In my 13 years of IT - Which is an admittedly short time in the workforce, but a long time in the world of IT - I have seen tech develop at an unbelievable rate. My first IT Support job was using Novell Netware and Windows NT4, and now here I am supporting Windows 10 and the latest version of OSX. I'm currently walking around with more computing power in my pocket than I had in my desktop 5 years ago. Tech has changed my life, and I'd bet it's changed most of your lives too.
Although tech has advanced at a phenomenal rate, IT Departments have not. In my time supporting users, I have found that companies continually chase the elusive customer satisfaction. You encourage the support techs to sit and wait for users to call, and then spend tens of thousands of dollars on consultants to tell you why Customer Satisfaction is low, and how to improve it.

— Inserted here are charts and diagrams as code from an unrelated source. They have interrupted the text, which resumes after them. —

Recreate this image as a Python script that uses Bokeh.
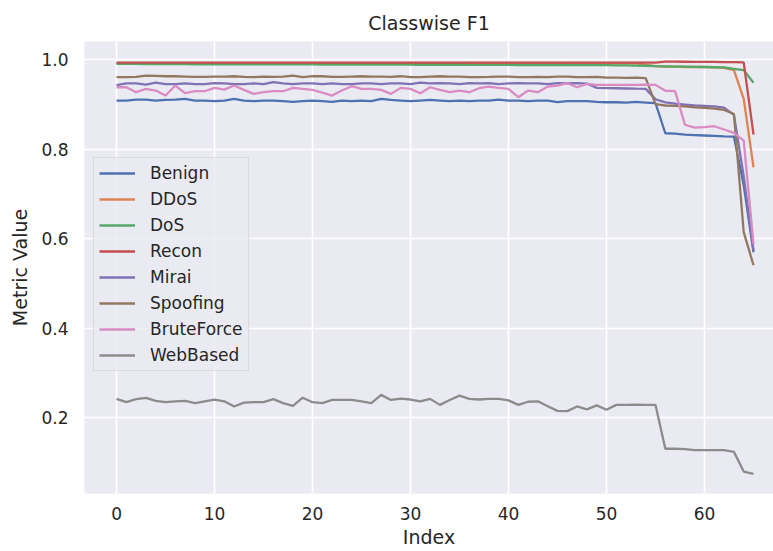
from bokeh.plotting import figure
from bokeh.models import Range1d, FixedTicker, NumeralTickFormatter, Legend, LegendItem
from bokeh.embed import file_html
from bokeh.resources import INLINE

# F1 score per class over 66 consecutive evaluation runs
index = list(range(66))

benign = [0.9091, 0.9091, 0.9113, 0.9113, 0.9091, 0.9105, 0.9113, 0.9128, 0.9091, 0.9091,
          0.9076, 0.9091, 0.9128, 0.9091, 0.9076, 0.9091, 0.9091, 0.9076, 0.9061, 0.9076,
          0.9091, 0.9076, 0.9061, 0.9091, 0.9076, 0.9091, 0.9076, 0.9128, 0.9105, 0.9091,
          0.9076, 0.9091, 0.9105, 0.9091, 0.9076, 0.9091, 0.9076, 0.9091, 0.9091, 0.9113,
          0.9091, 0.9091, 0.9076, 0.9091, 0.9091, 0.9053, 0.9076, 0.9076, 0.9076, 0.9061,
          0.9053, 0.9053, 0.9046, 0.9061, 0.9046, 0.9031, 0.8360, 0.8350, 0.8330, 0.8320,
          0.8310, 0.8300, 0.8290, 0.8285, 0.7200, 0.5700]

ddos = [0.9920] * 54 + [0.9890, 0.9860, 0.9850, 0.9850, 0.9840, 0.9840, 0.9840, 0.9830,
                       0.9820, 0.9770, 0.9130, 0.7600]

dos = [0.9910, 0.9910, 0.9910, 0.9905, 0.9905, 0.9905, 0.9905, 0.9905, 0.9900, 0.9900,
       0.9900, 0.9900, 0.9900, 0.9900, 0.9900, 0.9900, 0.9898, 0.9898, 0.9898, 0.9898,
       0.9898, 0.9895, 0.9895, 0.9895, 0.9895, 0.9895, 0.9893, 0.9893, 0.9893, 0.9893,
       0.9893, 0.9890, 0.9890, 0.9890, 0.9890, 0.9890, 0.9888, 0.9888, 0.9888, 0.9888,
       0.9888, 0.9885, 0.9885, 0.9885, 0.9885, 0.9885, 0.9882, 0.9882, 0.9882, 0.9880,
       0.9880, 0.9878, 0.9875, 0.9872, 0.9868, 0.9860, 0.9855, 0.9850, 0.9848, 0.9845,
       0.9840, 0.9835, 0.9830, 0.9800, 0.9770, 0.9490]

recon = [0.9940] * 56 + [0.9960, 0.9960, 0.9958, 0.9955, 0.9955, 0.9953, 0.9950, 0.9948,
                        0.9945, 0.8330]

mirai = [0.9437, 0.9474, 0.9474, 0.9444, 0.9489, 0.9459, 0.9459, 0.9474, 0.9459, 0.9459,
         0.9482, 0.9474, 0.9459, 0.9459, 0.9474, 0.9459, 0.9500, 0.9474, 0.9459, 0.9474,
         0.9474, 0.9459, 0.9474, 0.9459, 0.9459, 0.9474, 0.9474, 0.9459, 0.9474, 0.9474,
         0.9459, 0.9489, 0.9474, 0.9482, 0.9474, 0.9459, 0.9482, 0.9474, 0.9482, 0.9459,
         0.9474, 0.9482, 0.9474, 0.9474, 0.9459, 0.9482, 0.9474, 0.9482, 0.9470, 0.9374,
         0.9370, 0.9365, 0.9360, 0.9355, 0.9352, 0.9120, 0.9050, 0.9020, 0.9000, 0.8980,
         0.8970, 0.8960, 0.8930, 0.8770, 0.7400, 0.5740]

spoofing = [0.9612, 0.9612, 0.9619, 0.9649, 0.9642, 0.9634, 0.9634, 0.9627, 0.9619, 0.9619,
            0.9627, 0.9627, 0.9634, 0.9619, 0.9612, 0.9627, 0.9619, 0.9627, 0.9649, 0.9612,
            0.9634, 0.9634, 0.9619, 0.9619, 0.9627, 0.9634, 0.9627, 0.9627, 0.9619, 0.9634,
            0.9612, 0.9612, 0.9627, 0.9634, 0.9627, 0.9627, 0.9612, 0.9612, 0.9619, 0.9627,
            0.9627, 0.9612, 0.9612, 0.9619, 0.9612, 0.9627, 0.9627, 0.9612, 0.9612, 0.9619,
            0.9604, 0.9604, 0.9597, 0.9604, 0.9590, 0.9010, 0.8980, 0.8970, 0.8960, 0.8940,
            0.8930, 0.8910, 0.8880, 0.8790, 0.6150, 0.5410]

bruteforce = [0.9388, 0.9388, 0.9277, 0.9351, 0.9314, 0.9202, 0.9426, 0.9254, 0.9299, 0.9299,
              0.9374, 0.9336, 0.9426, 0.9329, 0.9240, 0.9277, 0.9299, 0.9299, 0.9374, 0.9351,
              0.9329, 0.9269, 0.9202, 0.9314, 0.9411, 0.9351, 0.9351, 0.9329, 0.9240, 0.9374,
              0.9351, 0.9254, 0.9388, 0.9329, 0.9277, 0.9314, 0.9277, 0.9366, 0.9403, 0.9374,
              0.9351, 0.9165, 0.9314, 0.9277, 0.9403, 0.9426, 0.9478, 0.9388, 0.9463, 0.9441,
              0.9441, 0.9441, 0.9441, 0.9441, 0.9448, 0.9441, 0.9310, 0.9300, 0.8550, 0.8487,
              0.8495, 0.8517, 0.8443, 0.8368, 0.8197, 0.5890]

webbased = [0.2424, 0.2350, 0.2420, 0.2447, 0.2380, 0.2350, 0.2370, 0.2380, 0.2330, 0.2370,
            0.2410, 0.2370, 0.2253, 0.2340, 0.2350, 0.2350, 0.2420, 0.2330, 0.2270, 0.2450,
            0.2350, 0.2330, 0.2400, 0.2400, 0.2400, 0.2370, 0.2330, 0.2514, 0.2400, 0.2430,
            0.2410, 0.2370, 0.2424, 0.2290, 0.2400, 0.2498, 0.2424, 0.2410, 0.2424, 0.2424,
            0.2390, 0.2290, 0.2360, 0.2370, 0.2260, 0.2156, 0.2150, 0.2255, 0.2190, 0.2280,
            0.2180, 0.2290, 0.2290, 0.2297, 0.2290, 0.2290, 0.1310, 0.1310, 0.1300, 0.1280,
            0.1280, 0.1280, 0.1280, 0.1240, 0.0800, 0.0750]

class_names = ["Benign", "DDoS", "DoS", "Recon", "Mirai", "Spoofing", "BruteForce", "WebBased"]
class_scores = [benign, ddos, dos, recon, mirai, spoofing, bruteforce, webbased]
palette = ["#4C72B0", "#DD8452", "#55A868", "#C44E52", "#8172B3", "#937860", "#DA8BC3", "#8C8C8C"]

x_ticks = [0, 10, 20, 30, 40, 50, 60]
y_ticks = [0.2, 0.4, 0.6, 0.8, 1.0]

FONT = "DejaVu Sans"
TEXT = "#262626"

p = figure(width=773, height=551, output_backend="svg", toolbar_location=None,
           x_range=Range1d(-3.27, 67.04), y_range=Range1d(0.031, 1.041),
           min_border_left=84, min_border_right=0, min_border_top=41, min_border_bottom=58,
           title="Classwise F1")

p.background_fill_color = "#EAEAF2"
p.border_fill_color = "white"
p.outline_line_color = None

p.title.align = "center"
p.title.text_font = FONT
p.title.text_font_size = "19px"
p.title.text_font_style = "normal"
p.title.text_color = TEXT
p.title.standoff = 15

for ax in (p.xaxis, p.yaxis):
    ax.axis_line_color = None
    ax.major_tick_line_color = None
    ax.minor_tick_line_color = None
    ax.major_tick_out = 0
    ax.major_tick_in = 0
    ax.major_label_text_font = FONT
    ax.major_label_text_font_size = "17px"
    ax.major_label_text_color = TEXT
    ax.axis_label_text_font = FONT
    ax.axis_label_text_font_size = "19px"
    ax.axis_label_text_font_style = "normal"
    ax.axis_label_text_color = TEXT

p.xaxis.ticker = FixedTicker(ticks=x_ticks)
p.yaxis.ticker = FixedTicker(ticks=y_ticks)
p.yaxis.formatter = NumeralTickFormatter(format="0.0")
p.xaxis.axis_label = "Index"
p.yaxis.axis_label = "Metric Value"
p.xaxis.major_label_standoff = 13
p.yaxis.major_label_standoff = 16
p.xaxis.axis_label_standoff = 3
p.yaxis.axis_label_standoff = 7

p.xgrid.grid_line_color = "white"
p.ygrid.grid_line_color = "white"
p.xgrid.grid_line_width = 1.6
p.ygrid.grid_line_width = 1.6

items = []
for name, scores, color in zip(class_names, class_scores, palette):
    r = p.line(index, scores, line_color=color, line_width=2.3)
    items.append(LegendItem(label=name, renderers=[r]))

legend = Legend(items=items, location=(9, 122))
legend.background_fill_color = "#EAEAF2"
legend.background_fill_alpha = 0.8
legend.border_line_color = "#CCCCCC"
legend.border_line_width = 1
legend.label_text_font = FONT
legend.label_text_font_size = "17px"
legend.label_text_color = TEXT
legend.glyph_width = 36
legend.glyph_height = 20
legend.label_standoff = 15
legend.spacing = 6
legend.padding = 5
legend.margin = 0
p.add_layout(legend, "center")

open("out.html", "w").write(file_html(p, INLINE))
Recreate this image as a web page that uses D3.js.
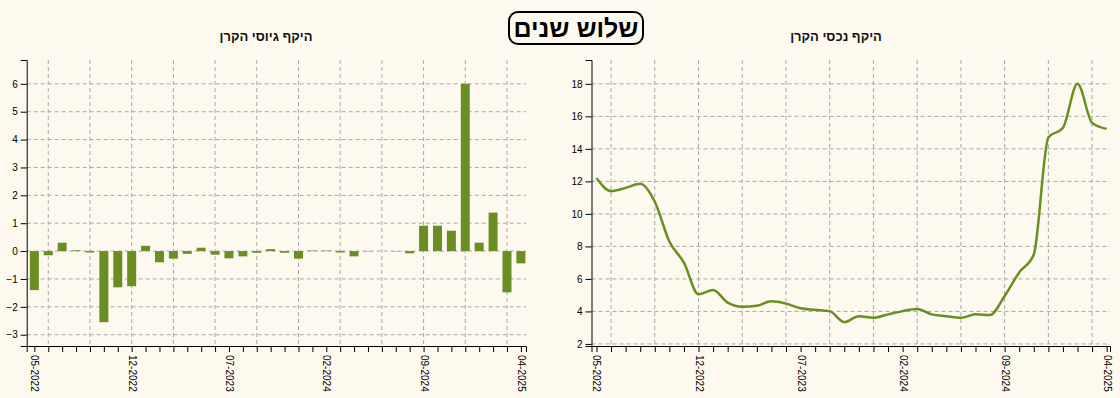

You're being reactive, and you need to stop it. You need to empower the techs who are at the coalface to get up and go and talk to end users, to sit with them and find out what annoys them about IT from day to day. You need to provide lunch and learns for your end users. You need to look at the data that's coming in, the trends in the tickets that are logged, and the users who call the most. Listen to the techs who are in the trenches, they know the pain points, they hear the frustration first hand on a day to day basis.
Look at why your users are calling. Don't tell your techs to reset passwords. Empower them to come up with a solution to teach users how to reset their own passwords. Empower your techs to empower end users, which will result in less phone calls and less tickets. Move away from being reactive and go and fix something without having to be asked by an end user, and your end users will love you, and your entire IT department for it. They will stop being afraid of technology, and embrace it. As people who work in IT, it's our job to help them embrace technology and see it as a strength, rather than a burden to their day. Help your end users love technology.
None of the above is what I would call revolutionary thinking, it really all comes down to one question; Why are you waiting for your users to call?